Contrary to job descriptions, mentors can't be assigned. "Mentor" isn't a role, a job description. It's not SMART; it can't be an objective. Mentoring requires two things: a desire on the part of the person being mentored to *be* mentored, which depends largely on respect for the person they want as a mentor; and a desire on the part of the person mentoring. The latter is far less important than the former.
There's a right way for mentoring to happen, as well. Mentoring isn't someone more experienced imparting knowledge on someone less experienced; it's driven by the person being mentored. It's someone having someone else to go to to ask questions when they have problems -- and, again, someone they respect. It's not asking "what should I do," but "how would you handle this?" Telling someone how they can improve isn't mentoring; that's performance management. Asking how one can improve oneself isn't being mentored; that's navel gazing. Mentoring is asking, "What Would My Mentor Do," only you can actually *ask* them and find out.
Good mentoring is rare and difficult, because it relies on multiple factors.

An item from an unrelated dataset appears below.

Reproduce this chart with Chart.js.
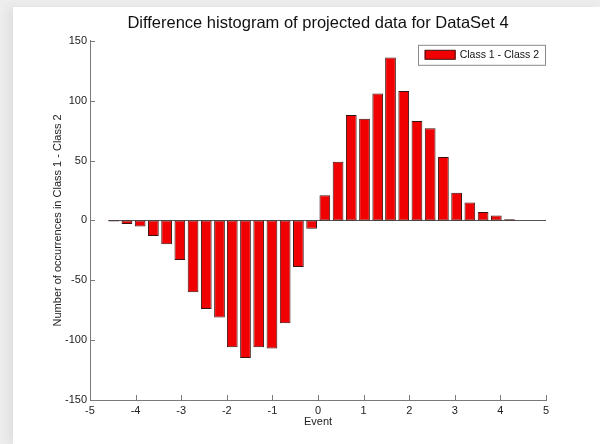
<!DOCTYPE html>
<html>
<head>
<meta charset="utf-8">
<title>Difference histogram</title>
<script src="https://cdn.jsdelivr.net/npm/chart.js@4/dist/chart.umd.min.js"></script>
<style>
  html, body { margin: 0; padding: 0; }
  body { width: 600px; height: 444px; background: #ededed; overflow: hidden; position: relative; }
  #panel {
    position: absolute; left: 13px; top: 7px; width: 587px; height: 437px;
    background: #ffffff; box-shadow: -5px 0 9px rgba(0,0,0,0.06);
  }
  canvas { display: block; }
</style>
</head>
<body>
<div id="panel"><canvas id="chart" width="587" height="437"></canvas></div>
<script>
// Bin centres of the difference histogram
const binCenters = [
  -4.48, -4.19, -3.90, -3.61, -3.32, -3.03, -2.74, -2.45, -2.16, -1.88, -1.59,
  -1.30, -1.01, -0.72, -0.43, -0.14, 0.15, 0.44, 0.73, 1.02, 1.31, 1.59, 1.88,
  2.17, 2.46, 2.75, 3.04, 3.33, 3.62, 3.91, 4.20
];
// Count of Class 1 minus count of Class 2 in each bin
const diffCounts = [
  -1, -3, -5, -13, -20, -33, -60, -74, -81, -106, -115,
  -106, -107, -86, -39, -7, 21, 49, 88, 85, 106, 136, 108,
  83, 77, 53, 23, 15, 7, 4, 1
];
const seriesName = 'Class 1 - Class 2';
const xTicks = [-5, -4, -3, -2, -1, 0, 1, 2, 3, 4, 5];
const yTicks = [-150, -100, -50, 0, 50, 100, 150];

const FONT = "'Liberation Sans', Arial, Helvetica, sans-serif";
const AXIS_COLOR = '#7a7a7a';
const BAR_FILL = '#f00000';
const BAR_EDGE = '#3a1212';

// Zero baseline, inward tick marks and boxed legend
const decorations = {
  id: 'decorations',
  beforeDatasetsDraw(chart) {
    const { ctx, chartArea, scales } = chart;
    const meta = chart.getDatasetMeta(0);
    const first = meta.data[0];
    const y0 = Math.round(scales.y.getPixelForValue(0)) + 0.5;
    ctx.save();
    ctx.strokeStyle = '#555555';
    ctx.lineWidth = 1;
    ctx.beginPath();
    ctx.moveTo(first.x - first.width / 2, y0);
    ctx.lineTo(chartArea.right, y0);
    ctx.stroke();
    ctx.restore();
  },
  afterDraw(chart) {
    const { ctx, chartArea, scales } = chart;
    ctx.save();
    ctx.strokeStyle = AXIS_COLOR;
    ctx.lineWidth = 1;
    ctx.beginPath();
    xTicks.forEach(v => {
      const px = Math.round(scales.x.getPixelForValue(v)) + 0.5;
      ctx.moveTo(px, chartArea.bottom);
      ctx.lineTo(px, chartArea.bottom - 5);
    });
    yTicks.forEach(v => {
      const py = Math.round(scales.y.getPixelForValue(v)) + 0.5;
      ctx.moveTo(chartArea.left, py);
      ctx.lineTo(chartArea.left + 5, py);
    });
    ctx.stroke();

    // legend box
    const label = chart.data.datasets[0].label;
    ctx.font = '10.5px ' + FONT;
    const tw = ctx.measureText(label).width;
    const boxH = 20;
    const boxW = 7 + 31 + 4 + tw + 6;
    const bx = chartArea.right - 1 - boxW;
    const by = chartArea.top + 4;
    ctx.fillStyle = '#ffffff';
    ctx.fillRect(bx, by, boxW, boxH);
    ctx.strokeStyle = '#8a8a8a';
    ctx.strokeRect(Math.round(bx) + 0.5, by + 0.5, Math.round(boxW), boxH);
    ctx.fillStyle = BAR_FILL;
    ctx.fillRect(bx + 7, by + 5.5, 31, 9);
    ctx.strokeStyle = BAR_EDGE;
    ctx.strokeRect(bx + 7.5, by + 5.5, 30, 9);
    ctx.fillStyle = '#111111';
    ctx.textBaseline = 'middle';
    ctx.textAlign = 'left';
    ctx.fillText(label, bx + 42, by + boxH / 2 + 0.5);
    ctx.restore();
  }
};

new Chart(document.getElementById('chart'), {
  type: 'bar',
  data: {
    datasets: [{
      label: seriesName,
      data: binCenters.map((x, i) => ({ x: x, y: diffCounts[i] })),
      backgroundColor: BAR_FILL,
      borderColor: BAR_EDGE,
      borderWidth: 1,
      borderSkipped: false,
      barPercentage: 0.84,
      categoryPercentage: 1.0
    }]
  },
  options: {
    responsive: false,
    animation: false,
    devicePixelRatio: 1,
    layout: { padding: { left: 33, right: 54, top: 0, bottom: 14 } },
    plugins: {
      legend: { display: false },
      tooltip: { enabled: false },
      title: {
        display: true,
        fullSize: false,
        text: 'Difference histogram of projected data for DataSet 4',
        color: '#111111',
        font: { family: FONT, size: 16.5, weight: 'normal' },
        padding: { top: 7, bottom: 7 }
      }
    },
    scales: {
      x: {
        type: 'linear',
        min: -5, max: 5,
        offset: false,
        afterBuildTicks: s => { s.ticks = xTicks.map(v => ({ value: v })); },
        afterFit: s => { s.height = 30; },
        ticks: { color: '#222222', font: { family: FONT, size: 11 }, padding: 4, maxRotation: 0 },
        grid: { display: false, drawTicks: false, offset: false },
        border: { display: true, color: AXIS_COLOR, width: 1 },
        title: {
          display: true, text: 'Event', color: '#222222',
          font: { family: FONT, size: 11 }, padding: { top: 0, bottom: 1 }
        }
      },
      y: {
        min: -150, max: 150,
        afterBuildTicks: s => { s.ticks = yTicks.map(v => ({ value: v })); },
        afterFit: s => { s.width = 44; },
        ticks: { color: '#222222', font: { family: FONT, size: 11 }, padding: 3 },
        grid: { display: false, drawTicks: false },
        border: { display: true, color: AXIS_COLOR, width: 1 },
        title: {
          display: true, text: 'Number of occurrences in Class 1 - Class 2', color: '#222222',
          font: { family: FONT, size: 11 }, padding: { top: 5, bottom: 0 }
        }
      }
    }
  },
  plugins: [decorations]
});
</script>
</body>
</html>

It requires a certain sophistication in the person being mentored, to know *how* to be mentored effectively. It can be rare to find people who you respect in a "they're better at what I want to do in all the ways I want to be better" sort of way. You can like and respect people without wanting to change yourself to be like them. And then there's accessability. These people also have to be in a certain Goldilocks zone, within one or two hierarchy levels, so that they're familiar with the challenges and limitations of the available resources and agency, and have time to have conversations. A developer getting mentoring from a CTO is probably not particularly useful because a CTO has entirely different tools available to her to solve problems, and the challenges facing a developer are entirely different from the ones she has been dealing with for over a decade.
A mentor is a role model, only better, because you can interact with them and get advice you can act on. What's even better is when your mentor surprises you, such as when you realize that you're on the same side of an important political issue. This is the best, because it's a sort of confirmation that you made a good choice is choosing your mentor.
It's rare to find a good mentor, and if you're lucky they'll stay your mentor across role changes, across company changes, across career changes. In fifty years, I've been fortunate to find exactly one, and I think it's the most valuable single thing a person can do for their working life.